Objective:
Pictures in the records should not be copied, but every other part must be repeated exactly.
►
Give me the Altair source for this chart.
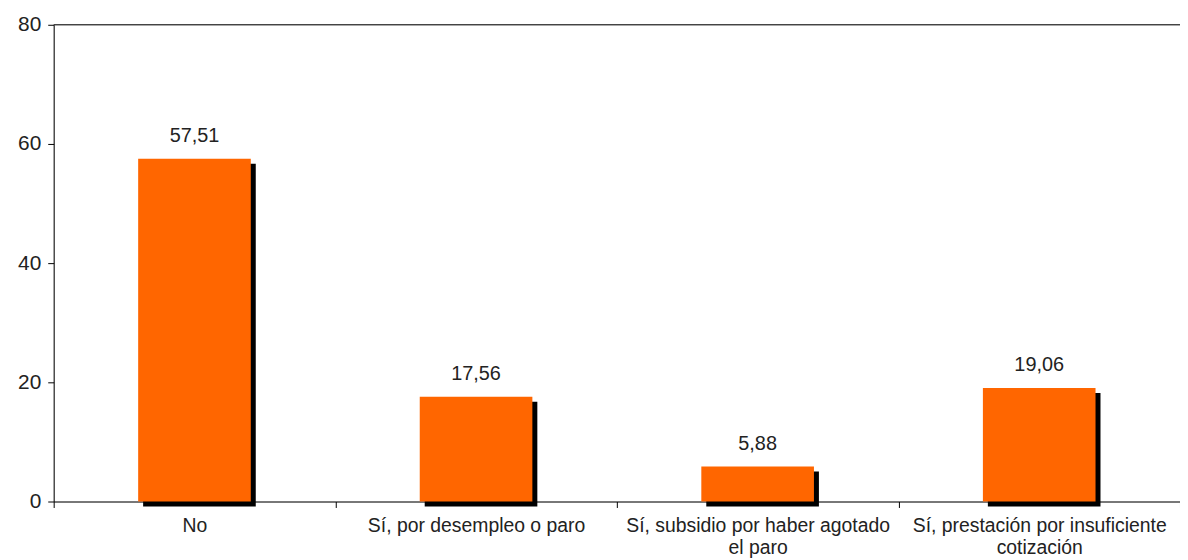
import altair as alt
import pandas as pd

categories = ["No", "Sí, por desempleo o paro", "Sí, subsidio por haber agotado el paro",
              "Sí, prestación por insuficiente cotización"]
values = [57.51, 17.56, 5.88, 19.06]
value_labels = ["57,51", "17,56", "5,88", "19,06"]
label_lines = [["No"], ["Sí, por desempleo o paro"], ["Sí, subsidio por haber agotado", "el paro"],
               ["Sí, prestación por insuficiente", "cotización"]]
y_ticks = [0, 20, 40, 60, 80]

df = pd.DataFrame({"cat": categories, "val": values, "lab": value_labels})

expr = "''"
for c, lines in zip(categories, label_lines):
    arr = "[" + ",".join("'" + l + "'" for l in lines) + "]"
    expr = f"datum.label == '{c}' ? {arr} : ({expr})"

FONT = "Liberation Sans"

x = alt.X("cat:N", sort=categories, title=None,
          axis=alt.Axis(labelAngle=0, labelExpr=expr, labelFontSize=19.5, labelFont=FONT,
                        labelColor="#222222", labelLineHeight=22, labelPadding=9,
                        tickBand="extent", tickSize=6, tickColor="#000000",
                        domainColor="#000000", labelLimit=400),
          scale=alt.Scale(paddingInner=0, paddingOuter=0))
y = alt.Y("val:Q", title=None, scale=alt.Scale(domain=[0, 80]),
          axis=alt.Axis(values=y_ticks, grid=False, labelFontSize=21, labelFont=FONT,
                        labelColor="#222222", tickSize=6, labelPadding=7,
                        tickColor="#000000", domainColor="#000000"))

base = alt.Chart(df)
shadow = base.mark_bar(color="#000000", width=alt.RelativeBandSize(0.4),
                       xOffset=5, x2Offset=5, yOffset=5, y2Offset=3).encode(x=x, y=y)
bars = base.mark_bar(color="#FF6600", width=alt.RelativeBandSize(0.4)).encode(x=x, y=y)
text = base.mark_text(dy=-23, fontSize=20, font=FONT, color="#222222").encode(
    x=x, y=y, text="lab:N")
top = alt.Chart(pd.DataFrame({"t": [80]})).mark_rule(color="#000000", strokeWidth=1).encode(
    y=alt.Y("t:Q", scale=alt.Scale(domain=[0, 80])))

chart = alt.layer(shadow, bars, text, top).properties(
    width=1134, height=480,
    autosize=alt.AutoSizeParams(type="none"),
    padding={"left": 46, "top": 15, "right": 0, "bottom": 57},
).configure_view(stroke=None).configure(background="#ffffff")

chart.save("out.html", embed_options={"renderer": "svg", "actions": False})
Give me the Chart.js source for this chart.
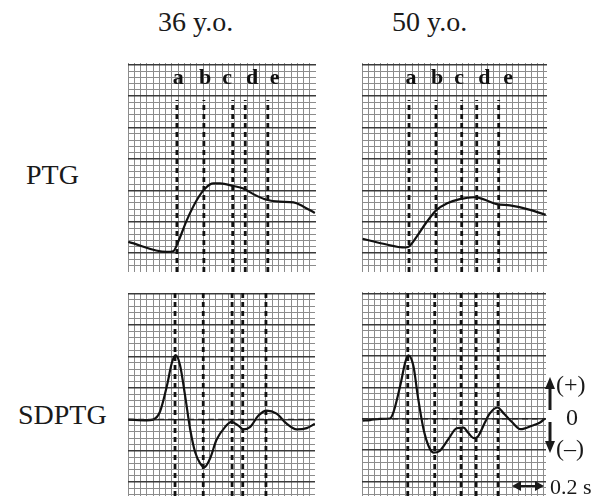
◄
Result below:
Give me the Altair source for this chart.
import altair as alt
import pandas as pd

categories = ["No", "Sí, por desempleo o paro", "Sí, subsidio por haber agotado el paro",
              "Sí, prestación por insuficiente cotización"]
values = [57.51, 17.56, 5.88, 19.06]
value_labels = ["57,51", "17,56", "5,88", "19,06"]
label_lines = [["No"], ["Sí, por desempleo o paro"], ["Sí, subsidio por haber agotado", "el paro"],
               ["Sí, prestación por insuficiente", "cotización"]]
y_ticks = [0, 20, 40, 60, 80]

df = pd.DataFrame({"cat": categories, "val": values, "lab": value_labels})

expr = "''"
for c, lines in zip(categories, label_lines):
    arr = "[" + ",".join("'" + l + "'" for l in lines) + "]"
    expr = f"datum.label == '{c}' ? {arr} : ({expr})"

FONT = "Liberation Sans"

x = alt.X("cat:N", sort=categories, title=None,
          axis=alt.Axis(labelAngle=0, labelExpr=expr, labelFontSize=19.5, labelFont=FONT,
                        labelColor="#222222", labelLineHeight=22, labelPadding=9,
                        tickBand="extent", tickSize=6, tickColor="#000000",
                        domainColor="#000000", labelLimit=400),
          scale=alt.Scale(paddingInner=0, paddingOuter=0))
y = alt.Y("val:Q", title=None, scale=alt.Scale(domain=[0, 80]),
          axis=alt.Axis(values=y_ticks, grid=False, labelFontSize=21, labelFont=FONT,
                        labelColor="#222222", tickSize=6, labelPadding=7,
                        tickColor="#000000", domainColor="#000000"))

base = alt.Chart(df)
shadow = base.mark_bar(color="#000000", width=alt.RelativeBandSize(0.4),
                       xOffset=5, x2Offset=5, yOffset=5, y2Offset=3).encode(x=x, y=y)
bars = base.mark_bar(color="#FF6600", width=alt.RelativeBandSize(0.4)).encode(x=x, y=y)
text = base.mark_text(dy=-23, fontSize=20, font=FONT, color="#222222").encode(
    x=x, y=y, text="lab:N")
top = alt.Chart(pd.DataFrame({"t": [80]})).mark_rule(color="#000000", strokeWidth=1).encode(
    y=alt.Y("t:Q", scale=alt.Scale(domain=[0, 80])))

chart = alt.layer(shadow, bars, text, top).properties(
    width=1134, height=480,
    autosize=alt.AutoSizeParams(type="none"),
    padding={"left": 46, "top": 15, "right": 0, "bottom": 57},
).configure_view(stroke=None).configure(background="#ffffff")

chart.save("out.html", embed_options={"renderer": "svg", "actions": False})
Give me the Chart.js source for this chart.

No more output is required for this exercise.